Christians stood side by side with Muslims on Friday as New Zealand remembered the victims of the mosque shootings a week ago.
In Christchurch, a two-minute silence was held in honour of the 50 people killed and the dozens more wounded in attacks on two mosques by a lone gunman.
In the UK, the bishops of Chichester, Horsham and Lewes visited mosques in Crawley on Friday in an expression of support following the shootings.
The Bishop of Lewes, Richard Jackson, met with members of Langley Green Mosque while the Bishop of Horsham, Mark Sowerby, spent Friday at Noor Mosque.
The Bishop of Chichester, Dr Martin Warner, said his visit to Broadfield Mosque was an act of solidarity.
"I have come to this mosque in Crawley today to express, on behalf of the Christian Church in Sussex, our solidarity with you who are our Muslim brothers and sisters," he said.
"We shared in the international shock and revulsion at the news of the shootings at the Friday Prayers in Christchurch one week ago. This was a cowardly attack on vulnerable people. It was a crime against humanity."
He added his concerns over reports that five mosques had been vandalised in Birmingham in the wake of the attacks. The windows of the mosques were smashed during the early hours of Thursday morning.
Dr Warner said the incidents in Birmingham were "further evidence of a campaign that is evil in its origins, planning and consequences".

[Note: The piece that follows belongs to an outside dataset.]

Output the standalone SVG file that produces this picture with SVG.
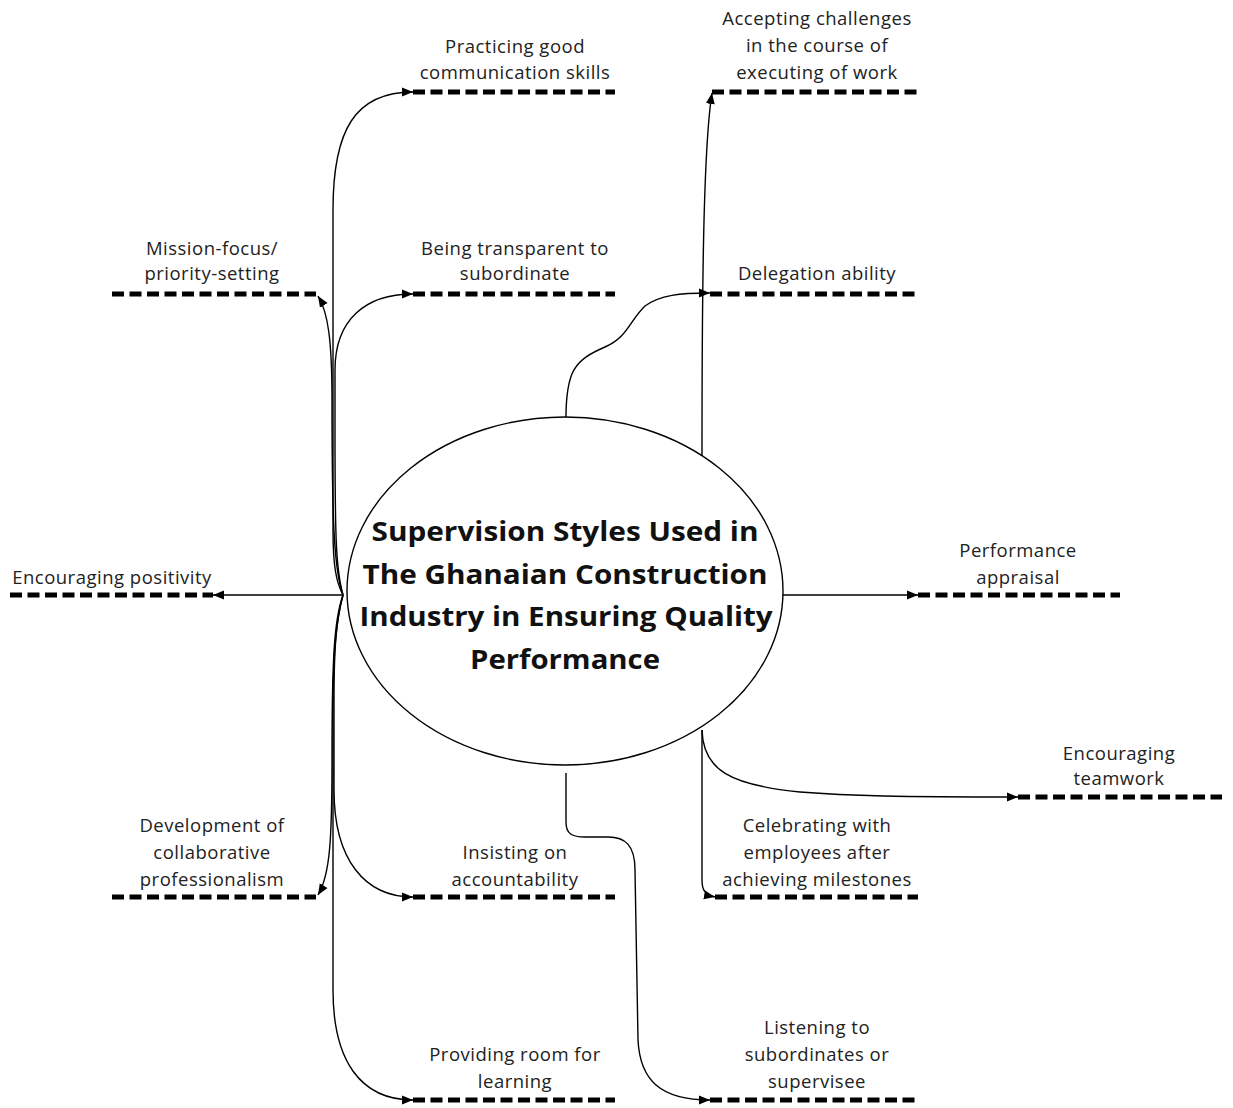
<svg xmlns="http://www.w3.org/2000/svg" width="1233" height="1108" viewBox="0 0 1233 1108">
  <style>
    .lbl { font-family: "Open Sans", Lato, "Liberation Sans", sans-serif; font-size: 18.5px; letter-spacing: 0.5px; fill: #222; text-anchor: middle; }
    .title { font-family: "Open Sans", Lato, "Liberation Sans", sans-serif; font-size: 26px; font-weight: bold; fill: #111; text-anchor: middle; }
    .dash { stroke: #000; stroke-width: 5; stroke-dasharray: 12 5.5; fill: none; }
    .conn { stroke: #000; stroke-width: 1.4; fill: none; marker-end: url(#arrow); }
  </style>
  <defs>
    <marker id="arrow" markerUnits="userSpaceOnUse" markerWidth="12" markerHeight="10" refX="11" refY="5" orient="auto">
      <path d="M0,0.5 L11,5 L0,9.5 Z" fill="#000"/>
    </marker>
  </defs>
  <rect width="1233" height="1108" fill="#fff"/>

  <!-- connectors -->
  <g id="connectors">
    <path class="conn" d="M343,595 C336,582 333,565 333,530 L333,210 C333,130 355,92 413,92"/>
    <path class="conn" d="M343,595 C336,570 335,540 335,430 L335,370 C335,320 365,294 413,294"/>
    <path class="conn" d="M343,595 C334,570 332,520 332,400 C332,340 328,312 318,296"/>
    <path class="conn" d="M343,595 L213,595"/>
    <path class="conn" d="M343,595 C334,620 332,660 332,760 C332,840 330,875 318,895"/>
    <path class="conn" d="M343,595 C336,620 334,650 334,700 L334,790 C334,860 365,897 413,897"/>
    <path class="conn" d="M343,595 C335,625 333,660 333,720 L333,990 C333,1060 360,1100 413,1100"/>
    <path class="conn" d="M566,418 C566,370 575,360 605,347 C628,337 630,320 645,306 C660,295 680,293 710,293"/>
    <path class="conn" d="M702,456 C702,300 703,150 712,93"/>
    <path class="conn" d="M783,595 L918,595"/>
    <path class="conn" d="M702,730 L702,880 C702,890 705,895 715,897"/>
    <path class="conn" d="M702,730 C703,770 730,785 800,792 C850,796 900,797 1018,797"/>
    <path class="conn" d="M566,773 L566,822 C566,834 572,837 585,837 L608,837 C625,837 635,845 635,870 L638,1040 C640,1080 660,1100 710,1100"/>
  </g>

  <!-- central topic -->
  <g id="center">
    <ellipse cx="565" cy="591" rx="218" ry="174" fill="#fff" stroke="#000" stroke-width="1.4"/>
    <text class="title" x="565" y="541" textLength="387" lengthAdjust="spacingAndGlyphs">Supervision Styles Used in</text>
    <text class="title" x="565" y="584" textLength="405" lengthAdjust="spacingAndGlyphs">The Ghanaian Construction</text>
    <text class="title" x="566" y="626" textLength="413" lengthAdjust="spacingAndGlyphs">Industry in Ensuring Quality</text>
    <text class="title" x="565" y="669" textLength="190" lengthAdjust="spacingAndGlyphs">Performance</text>
  </g>

  <!-- branch nodes: label above a dashed baseline -->
  <g id="communication">
    <path class="dash" d="M413,92 H615"/>
    <text class="lbl" x="515" y="53">Practicing good</text>
    <text class="lbl" x="515" y="79">communication skills</text>
  </g>
  <g id="transparent">
    <path class="dash" d="M413,294 H615"/>
    <text class="lbl" x="515" y="255">Being transparent to</text>
    <text class="lbl" x="515" y="280">subordinate</text>
  </g>
  <g id="mission">
    <path class="dash" d="M112,294 H316"/>
    <text class="lbl" x="212" y="255">Mission-focus/</text>
    <text class="lbl" x="212" y="280">priority-setting</text>
  </g>
  <g id="positivity">
    <path class="dash" d="M10,595 H213"/>
    <text class="lbl" x="112" y="584">Encouraging positivity</text>
  </g>
  <g id="collaborative">
    <path class="dash" d="M112,897 H316"/>
    <text class="lbl" x="212" y="832">Development of</text>
    <text class="lbl" x="212" y="859">collaborative</text>
    <text class="lbl" x="212" y="886">professionalism</text>
  </g>
  <g id="accountability">
    <path class="dash" d="M413,897 H615"/>
    <text class="lbl" x="515" y="859">Insisting on</text>
    <text class="lbl" x="515" y="886">accountability</text>
  </g>
  <g id="learning">
    <path class="dash" d="M413,1100 H615"/>
    <text class="lbl" x="515" y="1061">Providing room for</text>
    <text class="lbl" x="515" y="1088">learning</text>
  </g>
  <g id="challenges">
    <path class="dash" d="M712,92 H918"/>
    <text class="lbl" x="817" y="25">Accepting challenges</text>
    <text class="lbl" x="817" y="52">in the course of</text>
    <text class="lbl" x="817" y="79">executing of work</text>
  </g>
  <g id="delegation">
    <path class="dash" d="M710,294 H918"/>
    <text class="lbl" x="817" y="280">Delegation ability</text>
  </g>
  <g id="appraisal">
    <path class="dash" d="M918,595 H1120"/>
    <text class="lbl" x="1018" y="557">Performance</text>
    <text class="lbl" x="1018" y="584">appraisal</text>
  </g>
  <g id="teamwork">
    <path class="dash" d="M1018,797 H1222"/>
    <text class="lbl" x="1119" y="760">Encouraging</text>
    <text class="lbl" x="1119" y="785">teamwork</text>
  </g>
  <g id="celebrating">
    <path class="dash" d="M715,897 H918"/>
    <text class="lbl" x="817" y="832">Celebrating with</text>
    <text class="lbl" x="817" y="859">employees after</text>
    <text class="lbl" x="817" y="886">achieving milestones</text>
  </g>
  <g id="listening">
    <path class="dash" d="M710,1100 H918"/>
    <text class="lbl" x="817" y="1034">Listening to</text>
    <text class="lbl" x="817" y="1061">subordinates or</text>
    <text class="lbl" x="817" y="1088">supervisee</text>
  </g>
</svg>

In a statement to the Muslim community, he said: "We, as Christians, believe that the attacks in Christchurch and in Birmingham demonstrate a sacrilegious spirit in the world today.
"Like you, we are also people committed to religious faith. And we recognise that we have much in common, sharing our veneration of Abraham and deep traditions that promote the virtues of truth, of peace and of justice.
"But we are driven to condemn the desecration of your sacred places and the violation of your freedom to live and pray as Muslims in this, or any country that claims to be a civilised, tolerant and just society.
"Hatred of this kind affects all of us, regardless of what our faith might be. As Muslim and Christian, we must find a way to break the destructive cycle of fear and hatred. This land faces many challenges to the flourishing of its people in all the richness of our diversity.
"Let us, as people of faith, be known as those who are the foundation of a society in which kindness and respect shape the quality of our life."